In other words, if an express power exists authorizing the federal action, that settles the issue. The Feds can do it. For instance, there is no question that the federal government can run the post office. The power was specifically delegated in Article 1 Sec. 8. But there are only 20 to 30 express federal powers, depending on how you count them.
If there isn’t a specifically delegated power, that doesn’t automatically rule out the federal action. It can also exercise powers “necessary and proper for carrying into Execution the foregoing Powers, and all other Powers vested by this Constitution in the Government of the United States, or in any Department or Officer thereof.”
So Madison gives us a second step.
“If it [the power] be not expressed; the next enquiry must be, whether it is properly an incident to an express power, and necessary to its execution. If it be, it may be exercised by Congress. If it be not; Congress cannot exercise it.” [Emphasis added]
So, if the federal action is absolutely necessary to carry out a power clearly spelled out in the Constitution, and it is a proper, and customary, way of carrying out the power, the feds can do it.
Otherwise, hands off.
The federal government has abused the necessary and proper clause, turning it into an “anything and everything” clause. But Madison clearly explained the limited nature of those words.

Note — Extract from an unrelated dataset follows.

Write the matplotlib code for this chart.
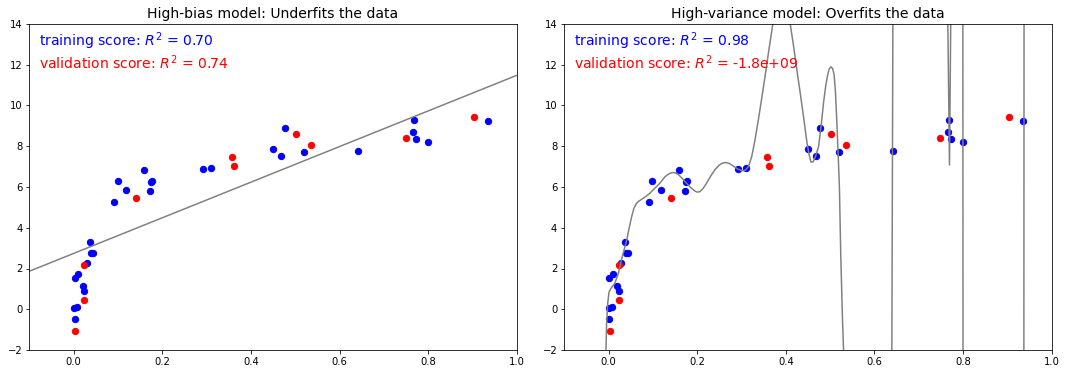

“The plain import of this clause is, that Congress shall have all the incidental or instrumental powers, necessary and proper for carrying into execution all the express powers; whether they be vested in the government of the United States, more collectively, or in the several departments, or officers thereof. It is not a grant of new powers to Congress, but merely a declaration, for the removal of all uncertainty, that the means of carrying into execution, those otherwise granted, are included in the grant.”